[Records with drawing code]
## Start

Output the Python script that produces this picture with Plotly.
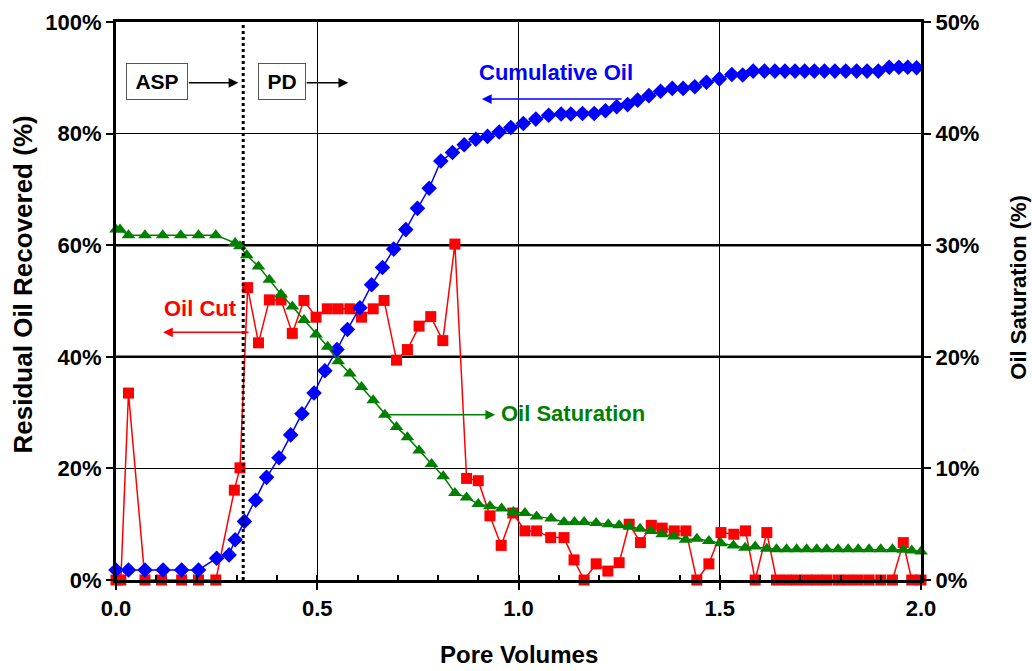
import plotly.graph_objects as go

# Cumulative oil recovered (% of residual oil), left axis
pv_cum = [0.000, 0.031, 0.072, 0.117, 0.163, 0.205, 0.250, 0.281, 0.296, 0.319,
          0.347, 0.374, 0.405, 0.434, 0.462, 0.492, 0.519, 0.549, 0.575, 0.606,
          0.635, 0.662, 0.690, 0.720, 0.749, 0.778, 0.807, 0.836, 0.865, 0.894,
          0.923, 0.952, 0.981, 1.012, 1.043, 1.075, 1.106, 1.130, 1.159, 1.188,
          1.216, 1.244, 1.271, 1.296, 1.324, 1.353, 1.382, 1.409, 1.438, 1.467,
          1.499, 1.530, 1.557, 1.583, 1.611, 1.637, 1.662, 1.687, 1.711, 1.735,
          1.760, 1.786, 1.813, 1.840, 1.866, 1.894, 1.921, 1.945, 1.967, 1.989]
cum_oil = [1.8, 1.8, 1.8, 1.8, 1.8, 1.8, 3.9, 4.5, 7.2, 10.5,
           14.3, 18.4, 21.9, 26.0, 29.8, 33.5, 37.5, 41.3, 44.9, 48.8,
           52.9, 56.0, 59.3, 62.8, 66.6, 70.2, 75.1, 76.6, 78.0, 79.0,
           79.5, 80.3, 81.1, 81.8, 82.6, 83.3, 83.5, 83.5, 83.6, 83.6,
           84.1, 84.8, 85.2, 86.0, 86.8, 87.6, 88.1, 88.1, 88.4, 89.2,
           89.8, 90.6, 90.5, 91.2, 91.2, 91.2, 91.2, 91.2, 91.2, 91.2,
           91.2, 91.2, 91.2, 91.2, 91.2, 91.2, 91.9, 91.9, 91.9, 91.8]

# Oil saturation (%), right axis
pv_sat = [0.000, 0.010, 0.031, 0.072, 0.116, 0.161, 0.205, 0.248, 0.296, 0.308,
          0.325, 0.354, 0.381, 0.410, 0.438, 0.467, 0.497, 0.526, 0.552, 0.581,
          0.610, 0.639, 0.668, 0.697, 0.724, 0.753, 0.784, 0.813, 0.842, 0.871,
          0.900, 0.929, 0.958, 0.987, 1.016, 1.045, 1.081, 1.113, 1.139, 1.163,
          1.193, 1.223, 1.250, 1.275, 1.302, 1.329, 1.357, 1.386, 1.415, 1.443,
          1.473, 1.503, 1.534, 1.563, 1.588, 1.617, 1.641, 1.666, 1.691, 1.716,
          1.741, 1.766, 1.794, 1.819, 1.844, 1.871, 1.900, 1.929, 1.956, 1.977,
          2.000]
oil_sat = [31.4, 31.4, 30.9, 30.9, 30.9, 30.9, 30.9, 30.9, 30.2, 29.9,
           29.1, 28.1, 26.9, 25.6, 24.5, 23.3, 22.0, 20.9, 19.6, 18.5,
           17.3, 16.1, 14.8, 13.7, 12.8, 11.6, 10.4, 9.3, 7.8, 7.4,
           6.8, 6.6, 6.4, 6.1, 6.0, 5.7, 5.5, 5.2, 5.2, 5.2,
           5.1, 5.0, 4.9, 4.8, 4.6, 4.4, 4.1, 3.9, 3.6, 3.7,
           3.5, 3.3, 3.1, 2.9, 3.0, 2.8, 2.75, 2.75, 2.75, 2.75,
           2.75, 2.75, 2.75, 2.75, 2.75, 2.75, 2.75, 2.75, 2.7, 2.65,
           2.55]

# Oil cut (%), left axis
pv_cut = [0.000, 0.012, 0.031, 0.072, 0.113, 0.163, 0.205, 0.248, 0.294, 0.308,
          0.327, 0.354, 0.381, 0.410, 0.438, 0.467, 0.497, 0.525, 0.552, 0.581,
          0.610, 0.639, 0.666, 0.697, 0.724, 0.753, 0.782, 0.812, 0.842, 0.871,
          0.900, 0.929, 0.957, 0.986, 1.016, 1.045, 1.080, 1.113, 1.138, 1.163,
          1.193, 1.222, 1.250, 1.275, 1.303, 1.330, 1.357, 1.387, 1.416, 1.443,
          1.473, 1.503, 1.535, 1.564, 1.588, 1.617, 1.641, 1.666, 1.691, 1.716,
          1.741, 1.766, 1.794, 1.819, 1.844, 1.871, 1.900, 1.929, 1.956, 1.977,
          2.000]
oil_cut = [0, 0, 33.5, 0, 0, 0, 0, 0, 16.1, 20.1,
           52.4, 42.5, 50.2, 50.2, 44.2, 50.1, 47.1, 48.6, 48.6, 48.6,
           47.1, 48.6, 50.1, 39.4, 41.3, 45.5, 47.2, 42.9, 60.2, 18.2,
           17.8, 11.5, 6.2, 12.0, 8.8, 8.8, 7.6, 7.6, 3.6, 0,
           2.9, 1.6, 3.1, 10.0, 6.7, 9.8, 9.3, 8.8, 8.8, 0,
           2.9, 8.5, 8.2, 8.8, 0, 8.5, 0, 0, 0, 0,
           0, 0, 0, 0, 0, 0, 0, 0, 6.7, 0,
           0]

x_ticks = [0, 0.5, 1.0, 1.5, 2.0]
x_tick_text = ["0.0", "0.5", "1.0", "1.5", "2.0"]
slug_switch = 0.316  # end of ASP slug, start of polymer drive

RED, BLUE, GREEN = "#FF0000", "#0000FF", "#008000"
FONT = "Liberation Sans, Arial, sans-serif"

fig = go.Figure()
fig.add_trace(go.Scatter(
    x=pv_cut, y=oil_cut, mode="lines+markers", name="Oil Cut",
    line=dict(color=RED, width=1.5),
    marker=dict(symbol="square", size=11, color=RED),
    cliponaxis=False))
fig.add_trace(go.Scatter(
    x=pv_cum, y=cum_oil, mode="lines+markers", name="Cumulative Oil",
    line=dict(color=BLUE, width=1.5),
    marker=dict(symbol="diamond", size=12, color=BLUE),
    cliponaxis=False))
fig.add_trace(go.Scatter(
    x=pv_sat, y=oil_sat, yaxis="y2", mode="lines+markers", name="Oil Saturation",
    line=dict(color=GREEN, width=1.5),
    marker=dict(symbol="triangle-up", size=12, color=GREEN),
    cliponaxis=False))

tick_font = dict(family=FONT, size=22, color="black", weight="bold")
note_font = dict(family=FONT, size=22, weight="bold")

fig.update_layout(
    width=1032, height=671,
    margin=dict(l=116, r=111, t=22, b=91),
    paper_bgcolor="white", plot_bgcolor="white",
    showlegend=False,
    xaxis=dict(
        range=[0, 2], tickvals=x_ticks, ticktext=x_tick_text, automargin=False,
        showgrid=True, gridcolor="black", gridwidth=1,
        showline=True, linecolor="black", linewidth=3, mirror=True,
        ticks="outside", ticklen=7, tickwidth=1.5, tickcolor="black",
        minor=dict(dtick=0.1, ticks="inside", ticklen=5, tickwidth=1.5,
                   tickcolor="black", showgrid=False),
        zeroline=False, tickfont=tick_font),
    yaxis=dict(
        range=[0, 100], dtick=20, ticksuffix="%", automargin=False,
        showgrid=True, gridcolor="black", gridwidth=1,
        showline=True, linecolor="black", linewidth=3,
        ticks="outside", ticklen=7, tickwidth=1.5, tickcolor="black",
        zeroline=False, tickfont=tick_font),
    yaxis2=dict(
        range=[0, 50], dtick=10, ticksuffix="%", overlaying="y", side="right",
        automargin=False,
        showgrid=False, showline=True, linecolor="black", linewidth=3,
        ticks="outside", ticklen=7, tickwidth=1.5, tickcolor="black",
        zeroline=False, tickfont=tick_font),
)

# heavier grid lines where both axes share a grid position
for yv in (40, 60):
    fig.add_shape(type="line", xref="x", yref="y", x0=0, x1=2, y0=yv, y1=yv,
                  line=dict(color="black", width=2.5), layer="below")

# boundary between ASP slug and polymer drive
fig.add_shape(type="line", xref="x", yref="y", x0=slug_switch, x1=slug_switch,
              y0=0, y1=100, line=dict(color="black", width=3, dash="dot"))

# axis titles
fig.add_annotation(text="Residual Oil Recovered (%)", xref="paper", yref="paper",
                   x=-0.116, y=0.529, xanchor="center", yanchor="middle",
                   textangle=-90, showarrow=False,
                   font=dict(family=FONT, size=26, color="black", weight="bold"))
fig.add_annotation(text="Oil Saturation (%)", xref="paper", yref="paper",
                   x=1.120, y=0.525, xanchor="center", yanchor="middle",
                   textangle=-90, showarrow=False,
                   font=dict(family=FONT, size=22, color="black", weight="bold"))
fig.add_annotation(text="Pore Volumes", xref="paper", yref="paper",
                   x=0.5, y=-0.134, xanchor="center", yanchor="middle",
                   showarrow=False,
                   font=dict(family=FONT, size=24, color="black", weight="bold"))

# process stage labels
for label, xc, w in (("ASP", 0.103, 54), ("PD", 0.412, 40)):
    fig.add_annotation(text=label, x=xc, y=89.3, xref="x", yref="y", showarrow=False,
                       font=dict(family=FONT, size=21, color="black", weight="bold"),
                       bgcolor="white", bordercolor="#555555", borderwidth=1,
                       borderpad=3, width=w, height=29)

def arrow(x_tail, x_head, y, color, yref="y"):
    fig.add_annotation(text="", x=x_head, y=y, ax=x_tail, ay=y,
                       xref="x", yref=yref, axref="x", ayref=yref,
                       showarrow=True, arrowhead=2, arrowsize=1.3,
                       arrowwidth=1.5, arrowcolor=color)

arrow(0.177, 0.304, 89.1, "black")
arrow(0.470, 0.577, 89.1, "black")

# series callouts
fig.add_annotation(text="Cumulative Oil", x=1.092, y=91.0, showarrow=False,
                   font=dict(note_font, color=BLUE))
arrow(1.260, 0.909, 86.2, BLUE)
fig.add_annotation(text="Oil Cut", x=0.210, y=48.7, showarrow=False,
                   font=dict(note_font, color=RED))
arrow(0.333, 0.117, 44.4, RED)
fig.add_annotation(text="Oil Saturation", x=1.135, y=29.9, showarrow=False,
                   font=dict(note_font, color=GREEN))
arrow(0.671, 0.942, 29.6, GREEN)

fig.write_html("out.html")
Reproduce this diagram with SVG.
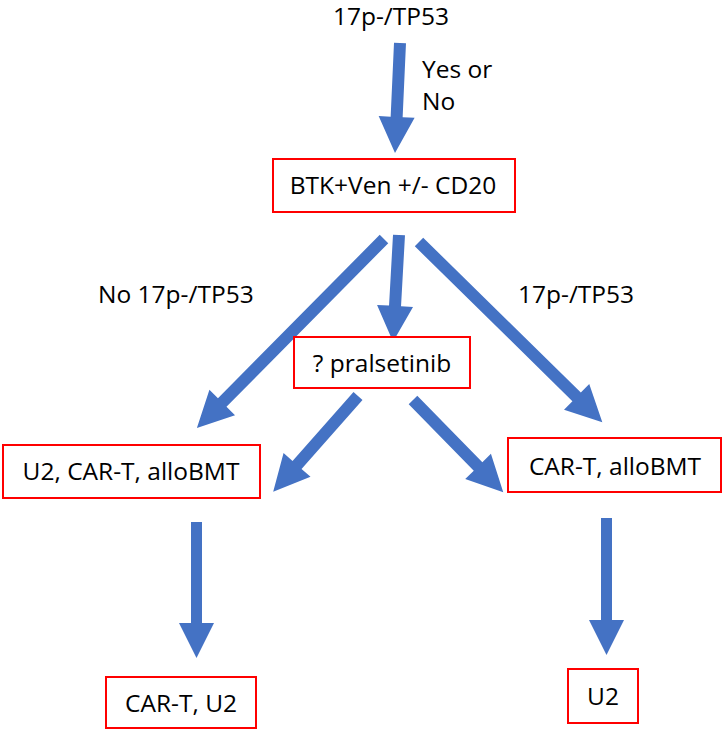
<svg xmlns="http://www.w3.org/2000/svg" width="722" height="730" viewBox="0 0 722 730">
<style>
text{font-family:"Open Sans","Liberation Sans",sans-serif;font-size:24.5px;fill:#000}
.box{fill:#fff;stroke:#ff0000;stroke-width:2}
.arr{fill:#4472c4}
</style>
<rect width="722" height="730" fill="#fff"/>
<g id="labels">
<text x="391" y="25" text-anchor="middle">17p-/TP53</text>
<text x="422" y="78">Yes or</text>
<text x="422" y="110">No</text>
<text x="98" y="303">No 17p-/TP53</text>
<text x="518" y="303">17p-/TP53</text>
</g>
<g id="connectors">
<polygon class="arr" transform="translate(400,43) rotate(92.6)" points="0,-6 74,-6 74,-18 110,0 74,18 74,6 0,6"/>
<polygon class="arr" transform="translate(384,239) rotate(134.7)" points="0,-6 230,-6 230,-18 266,0 230,18 230,6 0,6"/>
<polygon class="arr" transform="translate(399,235) rotate(93.2)" points="0,-6 71,-6 71,-18 107,0 71,18 71,6 0,6"/>
<polygon class="arr" transform="translate(419,242) rotate(44.5)" points="0,-6 221,-6 221,-18 257,0 221,18 221,6 0,6"/>
<polygon class="arr" transform="translate(358,396) rotate(131.5)" points="0,-6 92,-6 92,-18 128,0 92,18 92,6 0,6"/>
<polygon class="arr" transform="translate(413,400) rotate(45.6)" points="0,-6 93,-6 93,-18 129,0 93,18 93,6 0,6"/>
<polygon class="arr" transform="translate(196.5,522) rotate(90)" points="0,-5.5 101,-5.5 101,-17.5 136,0 101,17.5 101,5.5 0,5.5"/>
<polygon class="arr" transform="translate(606.5,518) rotate(90)" points="0,-5.5 102,-5.5 102,-17.5 137,0 102,17.5 102,5.5 0,5.5"/>
</g>
<g id="n-btk">
<rect class="box" x="273" y="159" width="242" height="53"/>
<text x="393" y="194" text-anchor="middle">BTK+Ven +/- CD20</text>
</g>
<g id="n-pral">
<rect class="box" x="294" y="337" width="176" height="51"/>
<text x="382" y="372" text-anchor="middle">? pralsetinib</text>
</g>
<g id="n-u2cart">
<rect class="box" x="3" y="445" width="257" height="53"/>
<text x="131" y="480" text-anchor="middle">U2, CAR-T, alloBMT</text>
</g>
<g id="n-cartallo">
<rect class="box" x="508" y="438" width="213" height="54"/>
<text x="615" y="475" text-anchor="middle">CAR-T, alloBMT</text>
</g>
<g id="n-cartu2">
<rect class="box" x="106" y="677" width="150" height="51"/>
<text x="181" y="712" text-anchor="middle">CAR-T, U2</text>
</g>
<g id="n-u2">
<rect class="box" x="568" y="669" width="70" height="54"/>
<text x="603" y="705" text-anchor="middle">U2</text>
</g>
</svg>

## End

The problem
Take the material above from its first line through the line holding "91.2, 91.2, 91.2, 91.2, 91.2, 91.2, 91.9, 91.9, 91.9, 91.8]" and set it down exactly, without the pictures.

Final result
Output the Python script that produces this picture with Plotly.
import plotly.graph_objects as go

# Cumulative oil recovered (% of residual oil), left axis
pv_cum = [0.000, 0.031, 0.072, 0.117, 0.163, 0.205, 0.250, 0.281, 0.296, 0.319,
          0.347, 0.374, 0.405, 0.434, 0.462, 0.492, 0.519, 0.549, 0.575, 0.606,
          0.635, 0.662, 0.690, 0.720, 0.749, 0.778, 0.807, 0.836, 0.865, 0.894,
          0.923, 0.952, 0.981, 1.012, 1.043, 1.075, 1.106, 1.130, 1.159, 1.188,
          1.216, 1.244, 1.271, 1.296, 1.324, 1.353, 1.382, 1.409, 1.438, 1.467,
          1.499, 1.530, 1.557, 1.583, 1.611, 1.637, 1.662, 1.687, 1.711, 1.735,
          1.760, 1.786, 1.813, 1.840, 1.866, 1.894, 1.921, 1.945, 1.967, 1.989]
cum_oil = [1.8, 1.8, 1.8, 1.8, 1.8, 1.8, 3.9, 4.5, 7.2, 10.5,
           14.3, 18.4, 21.9, 26.0, 29.8, 33.5, 37.5, 41.3, 44.9, 48.8,
           52.9, 56.0, 59.3, 62.8, 66.6, 70.2, 75.1, 76.6, 78.0, 79.0,
           79.5, 80.3, 81.1, 81.8, 82.6, 83.3, 83.5, 83.5, 83.6, 83.6,
           84.1, 84.8, 85.2, 86.0, 86.8, 87.6, 88.1, 88.1, 88.4, 89.2,
           89.8, 90.6, 90.5, 91.2, 91.2, 91.2, 91.2, 91.2, 91.2, 91.2,
           91.2, 91.2, 91.2, 91.2, 91.2, 91.2, 91.9, 91.9, 91.9, 91.8]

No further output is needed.